Kalau kita hadir di peristiwa Yesus memberkati anak-anak, lalu bertanya kepada Yesus,
“Guru, apakah anak-anak itu sudah beriman kok dikatakan empunya Kerajaan sorga?” Apa jawaban Tuhan Yesus kira-kira? Mungkin Yesus akan menjawab: “Kalau beriman menurut pengertianmu mungkin belum…,tapi menurut pengertian mereka sudah. Dan itu cukup bagi-Ku. Dibanding kalian hai orang dewasa, merekalah yang lebih layak masuk ke Sorga…Kalau kalian tidak seperti mereka, kalian tidak dapat masuk sorga!!!”
Orang dewasa biarlah beriman bersama dengan kepercayaan dan pengertian-pengertian sendiri sebagai orang dewasa. Maka, biarlah anak-anak juga beriman dengan pengertian-pengertiannya sendiri. Masing-masing beriman dengan pengertiannya (sesuai dengan tingkat perkembangannya sendiri). Tingkat perkembangan psikologi yang semakin tinggi bukan otomatis tinggi pula imannya. Dalam tingkat perkembangan kejiwaan yang bagaimanapun : bayi, kanak-kanak, remaja, dewasa, lanjut usia, semua diundang oleh Yesus. Semua dapat duduk atau berdiri sejajar menyambut anugerah keselamatan Allah.
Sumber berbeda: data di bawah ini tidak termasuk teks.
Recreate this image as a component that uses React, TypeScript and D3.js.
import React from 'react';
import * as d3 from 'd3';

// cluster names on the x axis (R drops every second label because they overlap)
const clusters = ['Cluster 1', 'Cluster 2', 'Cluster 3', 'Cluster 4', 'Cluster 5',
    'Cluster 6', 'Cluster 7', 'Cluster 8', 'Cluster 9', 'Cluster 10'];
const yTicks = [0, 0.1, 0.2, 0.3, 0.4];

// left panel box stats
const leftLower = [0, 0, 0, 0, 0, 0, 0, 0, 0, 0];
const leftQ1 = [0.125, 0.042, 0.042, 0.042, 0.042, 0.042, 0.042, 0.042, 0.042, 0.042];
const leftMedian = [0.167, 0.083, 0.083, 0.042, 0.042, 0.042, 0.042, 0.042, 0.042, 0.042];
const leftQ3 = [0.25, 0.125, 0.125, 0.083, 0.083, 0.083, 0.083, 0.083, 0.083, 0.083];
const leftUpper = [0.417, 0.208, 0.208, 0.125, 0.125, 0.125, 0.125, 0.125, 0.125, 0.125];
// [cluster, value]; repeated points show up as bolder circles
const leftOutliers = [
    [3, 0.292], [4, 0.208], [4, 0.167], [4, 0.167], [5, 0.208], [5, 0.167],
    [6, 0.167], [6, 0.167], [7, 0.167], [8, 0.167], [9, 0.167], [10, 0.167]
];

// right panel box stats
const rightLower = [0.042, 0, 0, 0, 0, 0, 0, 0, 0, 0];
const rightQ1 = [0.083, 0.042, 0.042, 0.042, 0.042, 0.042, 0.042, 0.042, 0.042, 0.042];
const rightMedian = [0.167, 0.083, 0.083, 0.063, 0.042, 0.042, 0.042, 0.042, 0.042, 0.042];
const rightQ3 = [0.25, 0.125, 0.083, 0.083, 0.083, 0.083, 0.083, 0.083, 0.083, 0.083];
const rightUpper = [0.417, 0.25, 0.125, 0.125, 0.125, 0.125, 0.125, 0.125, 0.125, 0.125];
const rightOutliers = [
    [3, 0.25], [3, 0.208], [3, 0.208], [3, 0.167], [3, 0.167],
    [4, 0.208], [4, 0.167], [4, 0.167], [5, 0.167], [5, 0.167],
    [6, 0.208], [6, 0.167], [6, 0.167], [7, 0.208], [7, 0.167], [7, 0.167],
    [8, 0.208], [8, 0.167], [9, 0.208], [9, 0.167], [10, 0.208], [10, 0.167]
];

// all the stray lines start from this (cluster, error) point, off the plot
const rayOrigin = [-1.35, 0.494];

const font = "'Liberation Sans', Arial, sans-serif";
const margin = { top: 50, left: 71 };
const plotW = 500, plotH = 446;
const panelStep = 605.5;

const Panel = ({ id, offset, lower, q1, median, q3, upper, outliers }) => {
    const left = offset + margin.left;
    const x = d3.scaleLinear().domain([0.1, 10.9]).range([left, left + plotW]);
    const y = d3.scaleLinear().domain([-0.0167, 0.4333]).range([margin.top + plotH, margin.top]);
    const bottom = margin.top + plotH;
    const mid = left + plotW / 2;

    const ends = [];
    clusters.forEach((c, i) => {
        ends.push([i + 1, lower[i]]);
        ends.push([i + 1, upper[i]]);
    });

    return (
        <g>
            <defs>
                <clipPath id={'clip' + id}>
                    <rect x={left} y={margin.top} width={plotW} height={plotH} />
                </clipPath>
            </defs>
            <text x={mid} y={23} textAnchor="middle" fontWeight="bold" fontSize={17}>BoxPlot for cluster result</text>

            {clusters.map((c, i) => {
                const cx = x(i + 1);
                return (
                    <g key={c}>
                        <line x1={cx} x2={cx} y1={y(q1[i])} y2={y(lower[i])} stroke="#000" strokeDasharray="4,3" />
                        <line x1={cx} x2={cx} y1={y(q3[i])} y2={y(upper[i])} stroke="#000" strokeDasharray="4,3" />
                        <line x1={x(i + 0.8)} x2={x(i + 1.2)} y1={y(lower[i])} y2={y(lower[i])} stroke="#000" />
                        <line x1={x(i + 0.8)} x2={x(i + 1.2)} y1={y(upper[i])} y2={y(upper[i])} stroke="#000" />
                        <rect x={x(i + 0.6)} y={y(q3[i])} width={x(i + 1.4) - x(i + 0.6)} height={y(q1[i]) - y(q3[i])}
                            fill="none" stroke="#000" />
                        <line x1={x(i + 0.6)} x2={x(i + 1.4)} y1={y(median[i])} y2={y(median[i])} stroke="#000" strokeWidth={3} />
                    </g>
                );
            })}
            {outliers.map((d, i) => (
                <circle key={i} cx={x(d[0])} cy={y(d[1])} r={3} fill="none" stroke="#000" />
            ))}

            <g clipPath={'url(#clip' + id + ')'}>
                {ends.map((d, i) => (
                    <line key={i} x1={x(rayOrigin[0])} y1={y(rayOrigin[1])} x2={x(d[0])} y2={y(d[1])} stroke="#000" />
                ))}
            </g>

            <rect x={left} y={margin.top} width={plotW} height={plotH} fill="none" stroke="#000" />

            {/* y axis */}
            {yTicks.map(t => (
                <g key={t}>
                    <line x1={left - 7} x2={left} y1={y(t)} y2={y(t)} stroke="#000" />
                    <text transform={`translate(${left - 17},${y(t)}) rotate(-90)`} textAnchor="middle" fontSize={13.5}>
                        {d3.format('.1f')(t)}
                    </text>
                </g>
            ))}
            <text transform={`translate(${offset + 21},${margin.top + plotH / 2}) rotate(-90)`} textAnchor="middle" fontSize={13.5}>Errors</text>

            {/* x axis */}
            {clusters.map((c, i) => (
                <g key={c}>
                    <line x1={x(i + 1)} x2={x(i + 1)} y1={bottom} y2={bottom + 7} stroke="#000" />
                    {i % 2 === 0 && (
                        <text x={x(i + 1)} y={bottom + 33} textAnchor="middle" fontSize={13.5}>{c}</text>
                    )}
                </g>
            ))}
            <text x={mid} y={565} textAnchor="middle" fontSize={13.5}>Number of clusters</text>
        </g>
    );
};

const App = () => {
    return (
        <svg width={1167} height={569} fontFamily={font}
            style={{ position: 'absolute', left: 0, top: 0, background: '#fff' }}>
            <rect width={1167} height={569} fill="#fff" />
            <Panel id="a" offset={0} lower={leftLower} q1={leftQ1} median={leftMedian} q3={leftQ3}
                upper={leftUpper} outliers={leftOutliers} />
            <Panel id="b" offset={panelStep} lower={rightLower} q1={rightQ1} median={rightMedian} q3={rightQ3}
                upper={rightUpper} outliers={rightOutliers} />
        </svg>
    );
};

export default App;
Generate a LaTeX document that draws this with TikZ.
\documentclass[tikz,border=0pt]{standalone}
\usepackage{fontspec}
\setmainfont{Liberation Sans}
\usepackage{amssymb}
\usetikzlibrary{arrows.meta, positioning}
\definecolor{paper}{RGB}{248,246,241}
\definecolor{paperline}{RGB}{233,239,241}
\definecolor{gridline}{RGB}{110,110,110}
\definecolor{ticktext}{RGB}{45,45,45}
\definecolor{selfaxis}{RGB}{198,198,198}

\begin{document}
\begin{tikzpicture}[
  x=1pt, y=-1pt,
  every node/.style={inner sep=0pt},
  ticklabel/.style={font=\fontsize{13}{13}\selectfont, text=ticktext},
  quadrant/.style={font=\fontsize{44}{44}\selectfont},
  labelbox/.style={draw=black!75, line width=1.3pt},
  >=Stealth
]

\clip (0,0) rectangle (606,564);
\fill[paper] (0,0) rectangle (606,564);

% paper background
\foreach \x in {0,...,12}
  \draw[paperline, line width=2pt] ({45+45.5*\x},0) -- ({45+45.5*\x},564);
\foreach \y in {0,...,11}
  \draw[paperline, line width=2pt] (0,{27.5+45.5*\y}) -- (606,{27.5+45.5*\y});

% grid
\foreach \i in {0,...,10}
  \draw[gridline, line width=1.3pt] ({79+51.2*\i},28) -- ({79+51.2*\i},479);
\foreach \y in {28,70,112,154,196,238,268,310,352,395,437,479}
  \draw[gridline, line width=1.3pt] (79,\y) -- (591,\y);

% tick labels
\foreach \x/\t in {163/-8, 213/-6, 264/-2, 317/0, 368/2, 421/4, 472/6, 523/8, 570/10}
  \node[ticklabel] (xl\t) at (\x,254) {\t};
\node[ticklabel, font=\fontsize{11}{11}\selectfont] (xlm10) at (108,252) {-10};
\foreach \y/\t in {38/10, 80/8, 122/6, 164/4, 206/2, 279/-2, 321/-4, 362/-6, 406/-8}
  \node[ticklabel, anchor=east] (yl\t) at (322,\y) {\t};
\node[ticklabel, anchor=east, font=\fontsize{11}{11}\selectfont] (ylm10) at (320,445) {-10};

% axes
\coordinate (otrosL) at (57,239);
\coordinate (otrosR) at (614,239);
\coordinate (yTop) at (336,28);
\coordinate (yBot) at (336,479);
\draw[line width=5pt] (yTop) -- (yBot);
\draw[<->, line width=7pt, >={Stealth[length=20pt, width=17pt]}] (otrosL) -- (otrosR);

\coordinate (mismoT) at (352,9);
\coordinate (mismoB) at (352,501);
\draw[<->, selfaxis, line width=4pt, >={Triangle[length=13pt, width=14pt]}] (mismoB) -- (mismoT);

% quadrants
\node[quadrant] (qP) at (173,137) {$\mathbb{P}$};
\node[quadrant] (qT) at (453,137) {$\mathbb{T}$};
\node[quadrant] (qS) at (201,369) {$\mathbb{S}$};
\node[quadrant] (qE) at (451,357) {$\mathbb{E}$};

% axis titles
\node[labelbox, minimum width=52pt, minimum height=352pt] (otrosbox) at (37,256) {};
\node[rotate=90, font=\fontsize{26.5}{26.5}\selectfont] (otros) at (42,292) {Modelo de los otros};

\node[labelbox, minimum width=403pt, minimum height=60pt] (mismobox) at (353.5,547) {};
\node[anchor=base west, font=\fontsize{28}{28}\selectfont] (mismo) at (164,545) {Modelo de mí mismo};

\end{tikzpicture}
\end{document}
Sebagaimana setiap orang mendapat anugerah keselamatan dari Allah yang ditandai dengan Sakramen Baptis Kudus, maka layak dan boleh pula ia mendapat dan merasakan anugerah Allah yang dinyatakan dalam Perjamuan Kudus. Setiap orang yang sudah dibaptis, layak pula ikut Perjamuan Kudus.